I will!

Oh, praise the Lord, all you servants of the Lord, you who serve at night in the house of the Lord. Lift up holy hands in prayer, and praise the Lord.

May the Lord, who made heaven and earth, bless you from Jerusalem.

(Psalm 134)

I don’t know if you have ever noticed, but the Psalmist never says – “Praise God, because you are feeling good, and you want to.” The command is never conditional on our feelings, or our circumstances, but always the right and proper response to who God is. I find that a great relief, because so often my feelings are not particularly optimistic or buoyant, and if I had to somehow generate an ecstatic mood before coming to praise and spend time with God then I would be very seldom likely to do it!

The wonderful thing is that so often, when we obey the command – as loyal and covenanted soldiers ought to – we find that the act of praising, of considering God’s qualities and astonishing power at work in the world, does of itself lift our mood, out of pessimism and drab monotony to a lively appreciation and delight. This is nourishment to our spirits, food for our souls, and perhaps another way of understanding what Jesus meant when he said to his disciples that he had food which they knew nothing about!

There are times – surely in the life of every follower of Jesus – when reading the bible seems like an empty exercise, when the word seems dry and academic, when their walk of faith is through a drab and somehow colourless landscape. This is perhaps when our promise of obedience is most vital in sustaining us. If we continue to obey, in spite of our feelings – or even the lack of them – meeting with our fellow believers to worship, taking time to read the word, praying for others as well as ourselves, then we keep putting ourselves into a position to hear and receive from God.

If we choose to stop reading, stop meeting, stop praying, we damage ourselves, and make it much harder for God to speak to us, and how then can we find strength to endure the dryness? The deceiver of our souls would have us give up, shut ourselves away to grieve over the absence of feelings which we enjoyed in the past, nurse our anger against God that we no longer sense his presence. And when we manage to look carefully at this attitude, we see the reality of it, the danger of it. We are behaving like sulky children, resenting the absence of a particularly appreciated treat, and punishing our loving parents by refusing to enjoy the humdrum daily routine which is the foundation of our lives.

Jesus never promised that our walk with him would be easy, comfortable, trouble-free, nor that it would be a continual series of ecstatic experiences! He said ‘take up your cross’, and promised grief, sacrifice, and then he said ‘and I will be with you always, even to the ends of the earth’
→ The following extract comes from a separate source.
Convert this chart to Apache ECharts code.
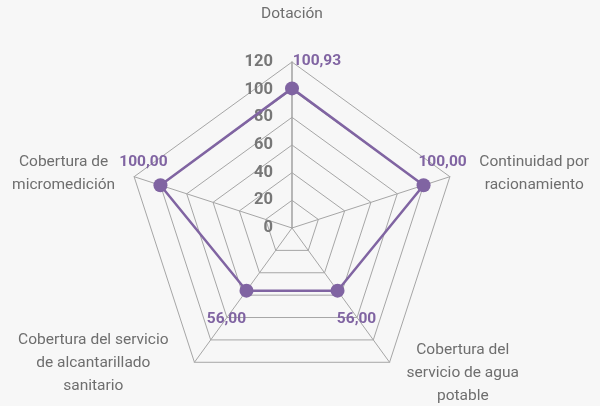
<!DOCTYPE html>
<html>
<head>
<meta charset="utf-8">
<script src="https://cdn.jsdelivr.net/npm/echarts@6/dist/echarts.min.js"></script>
<style>
html, body { margin: 0; padding: 0; background: #f7f7f7; }
#chart { width: 600px; height: 406px; }
</style>
</head>
<body>
<div id="chart"></div>
<script>
// indicadores (ECharts los recorre en sentido antihorario desde arriba)
const indicadores = [
    'Dotación',
    'Cobertura de\nmicromedición',
    'Cobertura del servicio\nde alcantarillado\nsanitario',
    'Cobertura del\nservicio de agua\npotable',
    'Continuidad por\nracionamiento'
];
const valores = [100.93, 100.00, 56.00, 56.00, 100.00];
const maxEje = 120;

const morado = '#8064a2';
const fuente = 'Roboto, "Liberation Sans", sans-serif';

// ajustes de cada nombre: separación y alineación
const nombreAjuste = [
    { gap: 36, style: {} },
    { gap: 20, style: { padding: [7, 0, 0, 0] } },
    { gap: 44, style: { verticalAlign: 'bottom' } },
    { gap: 29, style: { padding: [0, 0, 25, 0] } },
    { gap: 31, style: { padding: [14, 0, 0, 0] } }
];
// desplazamiento de las etiquetas de valor respecto a cada punto
const etiquetaOffset = [[25, -27], [-17, -23], [-20, 28], [19, 28], [19, -23]];

const fmt = v => v.toFixed(2).replace('.', ',');

const chart = echarts.init(document.getElementById('chart'));

const labelItems = valores.map((v, i) => ({
    value: valores.map((w, j) => (j === i ? w : '-')),
    symbol: 'circle',
    symbolSize: 1,
    itemStyle: { color: 'rgba(0,0,0,0)' },
    lineStyle: { opacity: 0, width: 0 },
    label: {
        show: true,
        position: 'inside',
        offset: etiquetaOffset[i],
        color: morado,
        fontFamily: fuente,
        fontWeight: 'bold',
        fontSize: 15.5,
        formatter: p => (typeof p.value === 'number' ? fmt(p.value) : '')
    }
}));

chart.setOption({
    backgroundColor: '#f7f7f7',
    radar: {
        center: [292, 228],
        radius: 166,
        startAngle: 90,
        shape: 'polygon',
        splitNumber: 6,
        axisName: {
            color: '#6e6e6e',
            fontFamily: fuente,
            fontSize: 15.5,
            formatter: t => t.split('\n').map(s => '{c|' + s + '}').join('\n'),
            rich: {
                c: { align: 'center', color: '#6e6e6e', fontFamily: fuente, fontSize: 15.5, lineHeight: 23 }
            }
        },
        indicator: indicadores.map((n, i) => ({
            name: n,
            min: 0,
            max: maxEje,
            nameGap: nombreAjuste[i].gap,
            nameTextStyle: nombreAjuste[i].style,
            axisLine: { lineStyle: { width: i === 0 ? 1.6 : 1 } },
            axisLabel: i === 0 ? {
                show: true,
                margin: 19,
                color: '#777777',
                fontFamily: fuente,
                fontWeight: 'bold',
                fontSize: 16.5
            } : { show: false }
        })),
        axisLine: { lineStyle: { color: '#a6a6a6' } },
        splitLine: { lineStyle: { color: '#a6a6a6', width: 1 } },
        splitArea: { show: false },
        axisTick: { show: false },
        axisLabel: { show: false }
    },
    series: [{
        type: 'radar',
        silent: true,
        data: [
            {
                value: valores,
                symbol: 'circle',
                symbolSize: 14,
                itemStyle: { color: morado },
                lineStyle: { color: morado, width: 2.5 },
                label: { show: false }
            }
        ].concat(labelItems)
    }]
});
</script>
</body>
</html>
So we can choose to persevere, obediently walking with him through the dry times, and the troubled times, knowing that regardless of our feelings, he is ever present, loving and cherishing us. Or we can act like sulky children, refusing to stir a step without an enticing bribe and wheedling words, never growing in stamina, never looking beyond our own feet.

Sometimes I have to listen very hard to hear beyond the immediate storm of resentful, or simply weary and disheartened thoughts, to hear the voice of my soul which says each day to her Lord and Lover, ‘I will’. But that voice is still there. I am ashamed that so often I choose not to listen for it, and instead indulge myself in self-pity, resentfulness, and even laziness.

Praise God, for he is good. He knows that voice in my soul is the truth about who I am, and he continues to keep company with me, in spite of my childish sulks, my indolence about spiritual disciplines.

Praise God, for he is good. He sees the desire to become more Christlike, that desire which is his own sweet gift to me, and he continues to work in my life to make that happen.

Praise God, for he is good. His love endures for ever!